Mom wrote to her parents about them and their visit:
"Ellis and Mary Blade are very unusual, intelligent people in their 60s. They live in the center of New York City in a 17th-floor apartment during the week where their work is close at hand. She, a university mechanical drawing and engineering professor, he a mathematician presently in the field of making up computer programs in connection with the air pollution problem. She is one of only two or three women in this same field in the United States. They have no children and so their lives are wrapped up in their careers and varied interests—music, art, etc., and traveling. They flee to the country on weekends where they rent a home beyond the sidewalks. They are the type of people that make you feel that you've known them all their lives. We were laughing and chattering away before they were barely in the house. We feel that their hearts were touched and moved because of some of the last comments they made. He told Ron that his sermon was the highlight of his visit and said that 4,000 people should have been here to hear it. She told me that she was very thankful for our help, especially spiritually. We witnessed to them straight and of course they also got it in our family devotions, church, and just being here with us."
The Blades spend their summers traveling to various countries around the world. They hike, climb mountains, and engage in outdoor activities. They told us that a week ago they were climbing a mountain on the Shiretoko Peninsula on the eastern side of Hokkaido when they came to a sign in English that told them the mountain was closed! Our dear friend Kamidate-san who lives over there met them at an inn where he picks up and delivers laundry. He speaks little English but was able to get across to them that the Hokkaido bears, which closely resemble our grizzlies, are coming out of hibernation and are a danger to mountain climbers.
Kamidate-san was also able to get across to them that he had a church in town and invited them to his services the next day. Dr. Blade described to us their reaction to the invitation. "I said to my wife, 'We haven't been to church in years and here a heathen Japanese boy invites us to his church. We should give it a try.'"
They made arrangements to be picked up the next morning at the train station. When it was Kamidate-san the pastor himself who came for them, they were surprised thinking that he would surely have someone else do the job. (Kamidate-san was just beginning a ministry there in his home city and didn't yet have a faithful group of believers.)
They then told us that when they went inside Kamidate's "home church" they waited for the congregation to arrive. After a few moments Dr. Blade said to his wife, "The church must be us." Kamidate San put a tape on the cassette player and they heard a sermon by Pastor David Yearick on the "Exceeding Sinfulness of Sin."

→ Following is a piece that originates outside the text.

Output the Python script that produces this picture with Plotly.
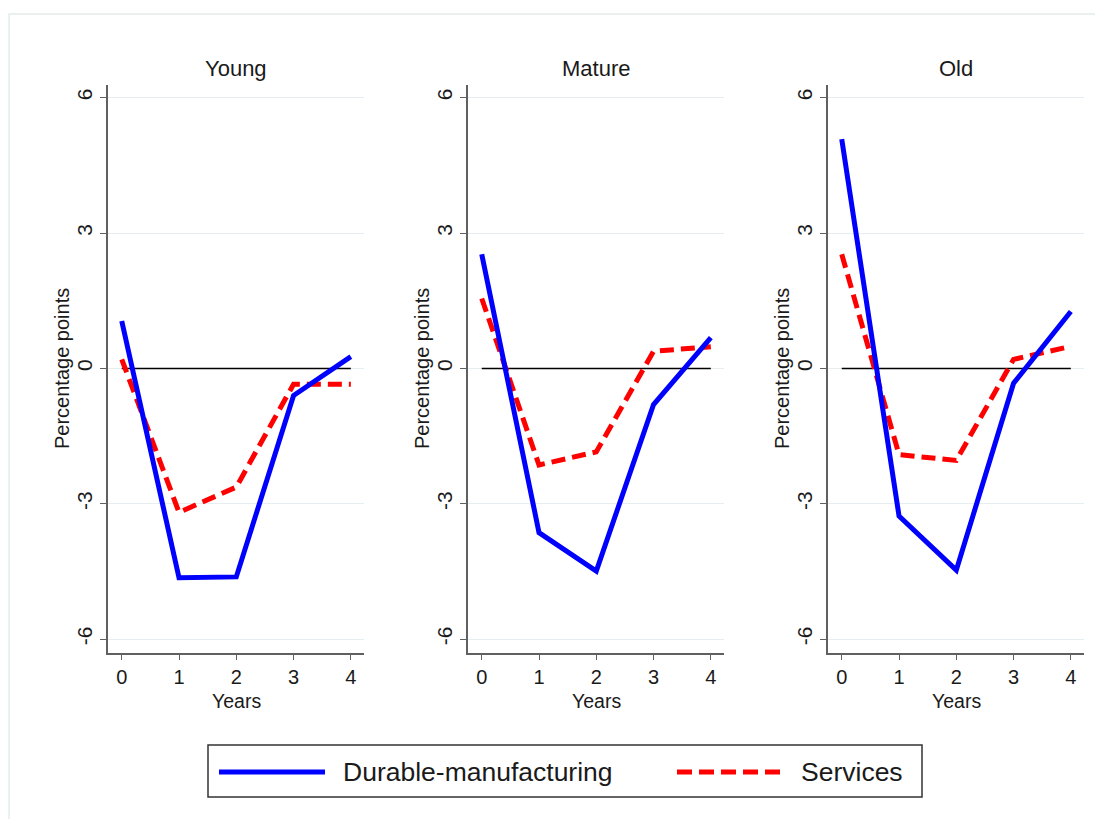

You see, Hampton Park Baptist Church in Greenville, South Carolina, had been sending us monthly financial support and tapes of the pastor's weekly sermon. I had passed them on to Kamidate-san to listen to as a help in learning English.
Kamidate-san had called us, tried to explain about the Blades, and let us know that he had recommended that they meet us, thus  precipitating their visiting us. He was anxious for them to hear the Gospel clearly from us.
They were a unique couple to say the least. They slept in one of our tatami-floor rooms. They were amusing. We got a kick out of how they told the above story. On Sunday they attended our services which we held in our home. I preached in both Japanese and English for their benefit. After our family evening service he surprised us by telling us that he knew the hymn we sang— "Yesterday, Today, Forever"—and he quoted the reference to the Bible verse for that hymn. Then he told us that his parents had been missionaries to the Mormons in Utah.
The next day when I took them to the train station where they were going to tour an island from which Russian islands could be seen (one which we had evangelized with Bibles and tracts), they  told me that the best part of their trip that summer was the time they spent in our home. We prayed that God's Word would continue to work in their hearts. For a few years we kept in touch at Christmas time.